2. SESSION CAPACITY MANAGER - determines the maximum amount of
information, which can be in an "in-flight" situation. This amount may
be fixed or changed from time to time based on the network dynamics.
3. SLICING - Transmission of an artificial message which includes the last
transmitted byte/s in order to enforce a duplicate Ack situation, if
the previous packet/s got lost, which will further enable fast
retransmission of the lost packets.
4. INTER PACKET INTERVAL - generates artificial delay between any pair of
consequent packets in order to "smooth" the transmission, and to reduce
the probability of packet loss. This delay may be fixed or dynamic,
based on the different conditions in the network.
E X H I B I T B
Speedwise will use the Licensed Modules for the sole purpose of streamlining and
accelerating TCP traffic between cellular data users and certain data servers,
which are installed in the cellular carrier's data network.
E X H I B I T C
1. In event that Speedwise sells the Product without bundling the Product
with Speedwise's other products, then Speedwise shall pay Marnetics
License Fees in the sum of 15% of the net revenues (excluding the price
of third party products) generated from the Product.

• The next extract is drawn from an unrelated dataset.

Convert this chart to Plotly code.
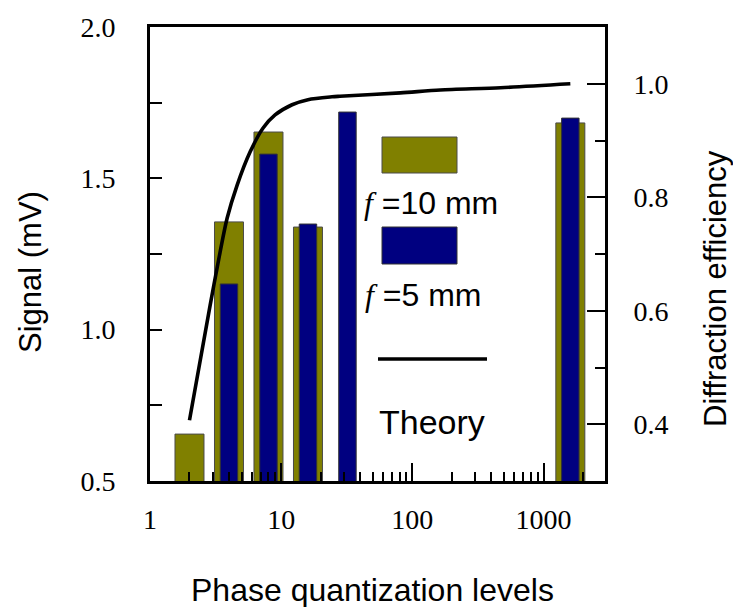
import numpy as np
import plotly.graph_objects as go

# ---------------- data ----------------
levels_10mm = [2, 4, 8, 16, 1600]
signal_10mm = [0.655, 1.356, 1.653, 1.339, 1.683]

levels_5mm = [4, 8, 16, 32, 1600]
signal_5mm = [1.151, 1.580, 1.349, 1.719, 1.699]

theory_levels = [2, 2.87, 3.42, 3.87, 4.61, 5.8, 7.28, 8.98, 12.1, 16, 24.4, 28, 81, 163, 470, 1600]
theory_eff = [0.407, 0.609, 0.703, 0.763, 0.821, 0.880, 0.922, 0.945, 0.963, 0.972, 0.977, 0.978,
              0.984, 0.989, 0.993, 1.000]

x_tickvals = [1, 10, 100, 1000]
x_ticktext = ["1", "10", "100", "1000"]
x_minor_vals = [m * 10 ** d for d in range(4) for m in range(2, 10)]
yl_tickvals = [0.5, 1.0, 1.5, 2.0]
yl_ticktext = ["0.5", "1.0", "1.5", "2.0"]
yl_minor_vals = [0.75, 1.25, 1.75]
yr_tickvals = [0.4, 0.6, 0.8, 1.0]
yr_ticktext = ["0.4", "0.6", "0.8", "1.0"]
yr_minor_vals = [0.5, 0.7, 0.9]

# ---------------- styling ----------------
OLIVE = "#808000"
NAVY = "#000080"
SERIF = "Liberation Serif"
SANS = "Liberation Sans"

# the page body adds an 8px offset; margins are chosen so the plot area lands at
# screen x 150..605 and y 27..481
OFF = 8
W, H = 741, 607
X0, X1, Y0, Y1 = 150, 605, 27, 481
L, R, T, B = X0 - OFF, (W + OFF) - X1, Y0 - OFF, (H + OFF) - Y1
PW, PH = X1 - X0, Y1 - Y0


def px(x):
    return (x - X0) / PW


def py(y):
    return (Y1 - y) / PH


def log_bar_geometry(levels, decades):
    """offset / width so that each bar spans a constant width in log space"""
    lv = np.asarray(levels, dtype=float)
    lo = lv * 10 ** (-decades / 2)
    hi = lv * 10 ** (decades / 2)
    return (lo - lv).tolist(), (hi - lo).tolist()


off10, wid10 = log_bar_geometry(levels_10mm, 0.221)
off5, wid5 = log_bar_geometry(levels_5mm, 0.133)

fig = go.Figure()
fig.add_trace(go.Bar(
    x=levels_10mm, y=signal_10mm, offset=off10, width=wid10,
    marker=dict(color=OLIVE, line=dict(color="#4a4a4a", width=1)),
    name="f = 10 mm"))
fig.add_trace(go.Bar(
    x=levels_5mm, y=signal_5mm, offset=off5, width=wid5,
    marker=dict(color=NAVY, line=dict(color="#333333", width=1)),
    name="f = 5 mm"))
fig.add_trace(go.Scatter(
    x=theory_levels, y=theory_eff, yaxis="y2", mode="lines",
    line=dict(color="black", width=3.6, shape="spline", smoothing=0.8),
    name="Theory"))

axis_common = dict(showgrid=False, zeroline=False, showline=True, linecolor="black",
                   linewidth=3, ticks="inside", tickcolor="black", tickwidth=2,
                   automargin=False,
                   tickfont=dict(family=SERIF, size=28, color="black"))

fig.update_layout(
    width=W, height=H,
    margin=dict(l=L, r=R, t=T, b=B, pad=0, autoexpand=False),
    paper_bgcolor="white", plot_bgcolor="white",
    showlegend=False, barmode="overlay",
    xaxis=dict(type="log", range=[0, np.log10(2940)], tickmode="array",
               tickvals=x_tickvals, ticktext=x_ticktext, ticklen=18, mirror=True,
               ticklabelstandoff=11,
               minor=dict(tickmode="array", tickvals=x_minor_vals, ticks="inside",
                          ticklen=9, tickwidth=2, tickcolor="black", showgrid=False),
               **axis_common),
    yaxis=dict(range=[0.5, 2.0], tickmode="array", tickvals=yl_tickvals,
               ticktext=yl_ticktext, ticklen=12, ticklabelstandoff=26,
               minor=dict(tickmode="array", tickvals=yl_minor_vals, ticks="inside",
                          ticklen=12, tickwidth=2, tickcolor="black", showgrid=False),
               **axis_common),
    yaxis2=dict(overlaying="y", side="right", range=[0.3, 1.1], tickmode="array",
                tickvals=yr_tickvals, ticktext=yr_ticktext, ticklen=18,
                ticklabelstandoff=20,
                minor=dict(tickmode="array", tickvals=yr_minor_vals, ticks="inside",
                           ticklen=10, tickwidth=2, tickcolor="black", showgrid=False),
                **axis_common),
)


def label(text, x, y, font, angle=0):
    fig.add_annotation(text=text, x=px(x), y=py(y), xref="paper", yref="paper",
                       xanchor="center", yanchor="middle", textangle=angle,
                       showarrow=False, font=font)


# axis titles
title_font = dict(family=SANS, size=31, color="black")
label("Signal (mV)", 30, 272, title_font, -90)
label("Diffraction efficiency", 715, 289, title_font, -90)
label("Phase quantization levels", 372, 590, dict(family=SANS, size=32, color="black"))

# custom legend
leg_font = dict(family=SANS, size=32, color="black")
fig.add_shape(type="rect", xref="paper", yref="paper", x0=px(382), x1=px(457),
              y0=py(173), y1=py(137), fillcolor=OLIVE, line=dict(color="#4a4a4a", width=1))
label("<span style=\"font-family:'Liberation Serif'\"><i>f</i></span> =10 mm", 431, 203, leg_font)
fig.add_shape(type="rect", xref="paper", yref="paper", x0=px(382), x1=px(457),
              y0=py(264), y1=py(227), fillcolor=NAVY, line=dict(color="#333333", width=1))
label("<span style=\"font-family:'Liberation Serif'\"><i>f</i></span> =5 mm", 423, 295, leg_font)
fig.add_shape(type="line", xref="paper", yref="paper", x0=px(378), x1=px(487),
              y0=py(359), y1=py(359), line=dict(color="black", width=3.5))
label("Theory", 432, 422, dict(family=SANS, size=34, color="black"))

fig.write_html("out.html")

2. In event that Speedwise sells the Product as part of a bundle of other
Speedwise's products, then the minimum price of the Product shall be
USD 25 per each concurrent user, of which Marnetics shall be entitled
to receive the fees as detailed in section 1 hereinabove.
3. Both parties agree that that in such events as both parties may
mutually agree the fees may be updated accordingly.